We know that something attracts us down to the Earth’s core and we call that gravity. But exactly what is gravity and what does it do?
We do not know what exactly gravity is. We can define what it is as a field of influence, and with general relativity, we can define a language which states that it is a property of our real world that is mathematically equivalent to not just the geometry of space-time, but equivalent to space-time itself.
Some think that it is made up of particles called gravitons, which flit about at the speed of light. We do not know what gravity is, we only know how it operates in various corners of our universe. Space and time wouldn’t exist without gravity.
What do we know about gravity?
We know that Gravity is the force by which a planet or other body draws objects toward its center. The force of gravity keeps all of the planets in orbit around the sun.

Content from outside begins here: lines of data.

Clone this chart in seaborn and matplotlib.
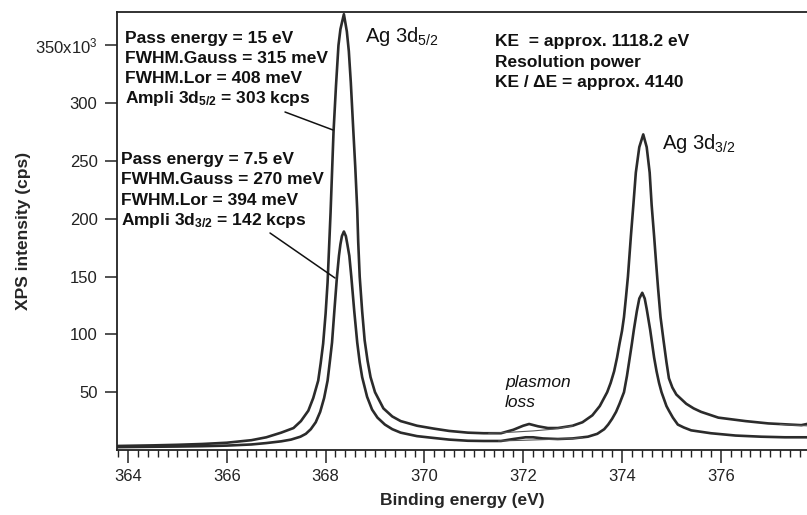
import numpy as np
import pandas as pd
import matplotlib
matplotlib.use("Agg")
import matplotlib.pyplot as plt
from matplotlib.ticker import MultipleLocator, FixedLocator, FuncFormatter
import seaborn as sns

# ---- data (binding energy in eV, intensity in kcps) ----
energy_15 = [363.80, 364.50, 365.00, 365.50, 366.00, 366.50, 366.80, 367.10, 367.35, 367.50,
             367.65, 367.75, 367.85, 367.90, 367.95, 368.00, 368.04, 368.07, 368.10, 368.13,
             368.16, 368.21, 368.26, 368.30, 368.37, 368.43, 368.47, 368.51, 368.56, 368.60,
             368.64, 368.66, 368.69, 368.74, 368.79, 368.85, 368.91, 369.00, 369.17, 369.35,
             369.52, 369.85, 370.19, 370.50, 370.88, 371.20, 371.55, 371.80, 372.00, 372.12,
             372.30, 372.50, 372.70, 373.00, 373.20, 373.40, 373.55, 373.70, 373.77, 373.84,
             373.90, 373.95, 374.00, 374.04, 374.08, 374.12, 374.18, 374.23, 374.28, 374.35,
             374.43, 374.50, 374.56, 374.60, 374.65, 374.69, 374.73, 374.78, 374.84, 374.90,
             374.95, 375.02, 375.10, 375.20, 375.30, 375.45, 375.60, 375.95, 376.50, 376.96,
             377.40, 377.63, 377.80]
intensity_15 = [3.5, 4.0, 4.5, 5.2, 6.3, 8.5, 11, 15, 19, 25,
                34, 45, 60, 75, 92, 118, 145, 175, 205, 240,
                275, 315, 350, 364, 377, 362, 345, 318, 277, 245,
                208, 180, 150, 120, 95, 77, 63, 50, 36, 29,
                25, 21, 18.5, 16.5, 15, 14.5, 14.5, 17.5, 21, 22.5,
                20.5, 19, 19, 21, 24, 30, 38, 50, 58, 68,
                80, 92, 103, 115, 132, 150, 185, 212, 240, 262,
                273, 262, 240, 212, 185, 162, 140, 115, 95, 76,
                62, 54, 48, 44, 40, 36, 33, 28, 25, 23,
                22, 21.5, 23]

energy_7p5 = [363.80, 364.50, 365.00, 365.50, 366.00, 366.50, 366.80, 367.10, 367.30, 367.49,
              367.60, 367.70, 367.80, 367.89, 367.97, 368.04, 368.09, 368.13, 368.18, 368.23,
              368.27, 368.30, 368.33, 368.37, 368.41, 368.44, 368.48, 368.52, 368.58, 368.64,
              368.69, 368.74, 368.84, 368.94, 369.05, 369.20, 369.35, 369.52, 369.85, 370.19,
              370.50, 370.88, 371.20, 371.55, 371.80, 372.05, 372.20, 372.40, 372.70, 373.00,
              373.31, 373.50, 373.64, 373.72, 373.80, 373.88, 373.95, 374.04, 374.10, 374.15,
              374.20, 374.24, 374.30, 374.35, 374.41, 374.46, 374.50, 374.57, 374.61, 374.65,
              374.70, 374.75, 374.80, 374.85, 374.90, 374.95, 375.03, 375.13, 375.25, 375.40,
              375.80, 376.30, 376.82, 377.30, 377.80]
intensity_7p5 = [2.5, 2.8, 3.0, 3.3, 3.8, 4.8, 6, 7.5, 9, 11.5,
                 14, 18, 24, 33, 45, 60, 78, 93, 122, 150,
                 168, 178, 185, 189, 185, 178, 168, 150, 120, 93,
                 76, 63, 46, 35, 28, 22, 18, 15, 12, 10.4,
                 9, 8, 7.8, 7.8, 9.5, 11, 11, 10, 9.5, 10,
                 11.5, 14, 18, 22, 27, 33, 40, 50, 64, 78,
                 92, 104, 120, 131, 136, 131, 122, 104, 92, 80,
                 68, 58, 50, 44, 38, 34, 28, 22, 19.5, 17,
                 14.5, 12.5, 11.5, 11, 11]

# thin fitted background curves (no plasmon)
fit_energy_15 = [371.30, 371.80, 372.20, 372.60, 373.00]
fit_intensity_15 = [14.5, 15.5, 16.5, 18.0, 20.8]
fit_energy_7p5 = [371.50, 372.00, 372.50, 373.00, 373.20]
fit_intensity_7p5 = [7.8, 8.4, 9.1, 9.9, 10.6]
fit_energy_end = [377.20, 377.50, 377.80]
fit_intensity_end = [22.2, 21.4, 20.8]

y_ticks = [50, 100, 150, 200, 250, 300, 350]
x_ticks = [364, 366, 368, 370, 372, 374, 376]

sns.set_style("ticks")
plt.rcParams['font.family'] = ['Liberation Sans', 'DejaVu Sans']
plt.rcParams['mathtext.fontset'] = 'custom'
plt.rcParams['mathtext.rm'] = 'Liberation Sans'
plt.rcParams['mathtext.it'] = 'Liberation Sans:italic'
plt.rcParams['mathtext.bf'] = 'Liberation Sans:bold'

fig = plt.figure(figsize=(8.07, 5.15), dpi=100)
ax = fig.add_axes([117 / 807, 65 / 515, 1 - 117 / 807, 438 / 515])

line_col = "#2b2b2b"
df15 = pd.DataFrame({"energy": energy_15, "intensity": intensity_15})
df75 = pd.DataFrame({"energy": energy_7p5, "intensity": intensity_7p5})
sns.lineplot(data=df15, x="energy", y="intensity", ax=ax, color=line_col, lw=1.9,
             estimator=None, sort=True)
sns.lineplot(data=df75, x="energy", y="intensity", ax=ax, color=line_col, lw=1.9,
             estimator=None, sort=True)
for fx, fy in [(fit_energy_15, fit_intensity_15), (fit_energy_7p5, fit_intensity_7p5),
               (fit_energy_end, fit_intensity_end)]:
    sns.lineplot(x=fx, y=fy, ax=ax, color="#555555", lw=0.8, estimator=None)

ax.set_xlim(363.777, 377.745)
ax.set_ylim(0, 378.9)

ax.xaxis.set_major_locator(FixedLocator(x_ticks))
ax.xaxis.set_minor_locator(MultipleLocator(0.2))
ax.yaxis.set_major_locator(FixedLocator(y_ticks))
ax.yaxis.set_major_formatter(FuncFormatter(
    lambda v, p: "350x10$^{3}$" if abs(v - 350) < 1e-6 else f"{int(v)}"))

ax.tick_params(axis="x", which="major", length=9, width=1.1, direction="out",
               labelsize=12, pad=5, colors="#222222")
ax.tick_params(axis="x", which="minor", length=5, width=1.0, direction="out", colors="#222222")
ax.tick_params(axis="y", which="major", length=9, width=1.1, direction="out",
               labelsize=12, pad=5, colors="#222222")
for s in ["left", "bottom", "top"]:
    ax.spines[s].set_visible(True)
    ax.spines[s].set_linewidth(1.3)
    ax.spines[s].set_color("#222222")
ax.spines["right"].set_visible(False)

ax.set_xlabel("Binding energy (eV)", fontsize=12.5, fontweight="bold", labelpad=6)
ax.set_ylabel("XPS intensity (cps)", fontsize=12.5, fontweight="bold", labelpad=3)

# ---- annotations ----
def px2data(px, py):
    return 364 + (px - 128) / 49.4, (450 - py) / 57.8 * 50

bold = dict(fontsize=12.5, fontweight="bold", color="#111111", va="baseline", ha="left")
block1 = ["Pass energy = 15 eV", "FWHM.Gauss = 315 meV", "FWHM.Lor = 408 meV",
          r"Ampli 3d$\mathbf{_{5/2}}$ = 303 kcps"]
for i, t in enumerate(block1):
    ax.text(*px2data(125, 43 + 20 * i), t, **bold)
block2 = ["Pass energy = 7.5 eV", "FWHM.Gauss = 270 meV", "FWHM.Lor = 394 meV",
          r"Ampli 3d$\mathbf{_{3/2}}$ = 142 kcps"]
for i, t in enumerate(block2):
    ax.text(*px2data(121, 164 + 20.3 * i), t, **bold)
block3 = ["KE  = approx. 1118.2 eV", "Resolution power", "KE / \u0394E = approx. 4140"]
for i, t in enumerate(block3):
    ax.text(*px2data(495, 46 + 20.5 * i), t, **bold)

ax.text(*px2data(365, 42), r"Ag 3d$_{5/2}$", fontsize=14.5, color="#111111",
        va="baseline", ha="left")
ax.text(*px2data(662, 149), r"Ag 3d$_{3/2}$", fontsize=14.5, color="#111111",
        va="baseline", ha="left")
ax.text(*px2data(505, 387), "plasmon", fontsize=12.5, style="italic", color="#111111",
        va="baseline", ha="left")
ax.text(*px2data(505, 407), "loss", fontsize=12.5, style="italic", color="#111111",
        va="baseline", ha="left")

ax.annotate("", xy=px2data(333, 130), xytext=px2data(285, 112),
            arrowprops=dict(arrowstyle="-", color="#111111", lw=1.1,
                            shrinkA=0, shrinkB=0))
ax.annotate("", xy=px2data(335, 278), xytext=px2data(270, 233),
            arrowprops=dict(arrowstyle="-", color="#111111", lw=1.1,
                            shrinkA=0, shrinkB=0))

fig.savefig("out.png", dpi=100)
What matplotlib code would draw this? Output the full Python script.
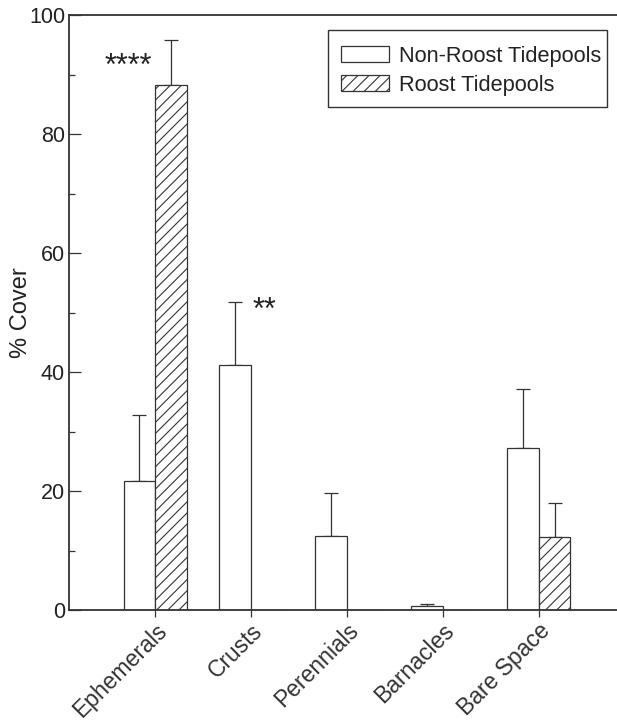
import numpy as np
import matplotlib
matplotlib.use("Agg")
import matplotlib.pyplot as plt
from matplotlib.patches import Patch, Rectangle

plt.rcParams['font.family'] = ['Liberation Sans', 'DejaVu Sans']
plt.rcParams['hatch.linewidth'] = 0.8
plt.rcParams['hatch.color'] = '#333333'

categories = ["Ephemerals", "Crusts", "Perennials", "Barnacles", "Bare Space"]
non_roost = [21.6, 41.2, 12.5, 0.6, 27.3]
non_roost_err = [11.2, 10.6, 7.2, 0.4, 9.8]
roost = [88.2, 0.0, 0.0, 0.0, 12.3]
roost_err = [7.6, 0.0, 0.0, 0.0, 5.7]
# significance markers: text, category index, x offset, baseline height
significance = [("****", 0, -0.28, 89.9), ("**", 1, 0.14, 48.9)]

fig = plt.figure(figsize=(6.17, 7.22), dpi=100)
ax = fig.add_axes([0.1123, 0.1551, 0.8877, 0.8241])

x = np.arange(len(categories))
w = 0.33
edge = '#333333'

ax.bar(x - w / 2, non_roost, width=w, color='white', edgecolor=edge,
       linewidth=0.9, zorder=2)
ax.bar(x + w / 2, roost, width=w, color='white', edgecolor=edge,
       linewidth=0.9, hatch='///', zorder=2)

nr = np.array(non_roost)
nre = np.array(non_roost_err)
ro = np.array(roost)
roe = np.array(roost_err)
m1 = nre > 0
ax.errorbar((x - w / 2)[m1], nr[m1], yerr=[np.zeros(m1.sum()), nre[m1]],
            fmt='none', ecolor=edge, elinewidth=0.9, capsize=5, capthick=0.9,
            zorder=1)
m2 = roe > 0
ax.errorbar((x + w / 2)[m2], ro[m2], yerr=[np.zeros(m2.sum()), roe[m2]],
            fmt='none', ecolor=edge, elinewidth=0.9, capsize=5, capthick=0.9,
            zorder=1)

for txt, xi, off, yv in significance:
    ax.text(xi + off, yv, txt, ha='center', va='baseline', fontsize=22,
            color='#222222')

ax.set_xlim(-0.897, 4.817)
ax.set_ylim(0, 100)
ax.set_yticks([0, 20, 40, 60, 80, 100])
ax.set_yticks([10, 30, 50, 70, 90], minor=True)
ax.set_xticks(x)
ax.set_xticklabels(categories, rotation=45, ha='right', va='top',
                   rotation_mode='anchor', fontsize=16.5, color='#222222')
ax.tick_params(axis='y', which='major', direction='in', length=8.5,
               width=0.9, labelsize=15.5, pad=3, colors='#333333',
               labelcolor='#222222')
ax.tick_params(axis='y', which='minor', direction='in', length=4.3,
               width=0.9, colors='#333333')
ax.tick_params(axis='x', which='major', direction='out', length=5,
               width=0.9, pad=1.5, colors='#333333')
ax.set_ylabel("% Cover", fontsize=17, color='#222222', labelpad=-2)

for side in ('left', 'top', 'bottom'):
    ax.spines[side].set_linewidth(1.3)
    ax.spines[side].set_color('#333333')
ax.spines['right'].set_visible(False)

# legend entries without their own frame, boxed by a separate rectangle
handles = [Patch(facecolor='white', edgecolor=edge, linewidth=0.9),
           Patch(facecolor='white', edgecolor=edge, linewidth=0.9, hatch='///')]
leg = ax.legend(handles, ["Non-Roost Tidepools", "Roost Tidepools"],
                loc='upper right', bbox_to_anchor=(0.9866, 0.963),
                fontsize=15.7, frameon=False,
                handlelength=2.2, handleheight=0.75, handletextpad=0.45,
                labelspacing=0.36, borderpad=0.4, borderaxespad=0)
for t in leg.get_texts():
    t.set_color('#222222')
ax.add_patch(Rectangle((0.4724, 0.8454), 0.5096, 0.1294,
                       transform=ax.transAxes, facecolor='none',
                       edgecolor='#333333', linewidth=1.0, zorder=5))

fig.savefig("out.png", dpi=100)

Gravity is a force pulling together all matter. The more matter, the more gravity, so the more massive something is, the more of a gravitational pull it exerts.
Gravity is what holds the planets in orbit around the sun and what keeps the moon in orbit around Earth. The gravitational pull of the moon pulls the seas towards it, causing the ocean tides. Gravity creates stars and planets by pulling together the material from which they are made.
What else does gravity do?
Now that we know that objects with more mass have more gravity, gravity also gets weaker with distance. So, the closer objects are to each other, the stronger their gravitational pull is.
Earth’s gravity comes from all its mass. All its mass makes a combined gravitational pull on all the mass in your body. That’s what gives you weight. And if you were on a planet with less mass than Earth, you would weigh less than you do here.
Basically, as we walk on the surface of the Earth, it pulls on us, and we pull back. But since the Earth is so much more massive than we are, the pull from us is not strong enough to move the Earth, while the pull from the Earth can make us fall flat on our faces.
Albert Einstein discovered that gravity not only pulls on mass but also on the light. If you shine a flashlight upwards, the light will grow unnoticeably redder as gravity pulls it. This is not something you will see with your eyes, but scientists have instruments that can measure it.
What in the universe has the strongest gravitational force?
It’s black holes. They pack so much mass into such a small volume that their gravity is strong enough to keep anything, even light, from escaping.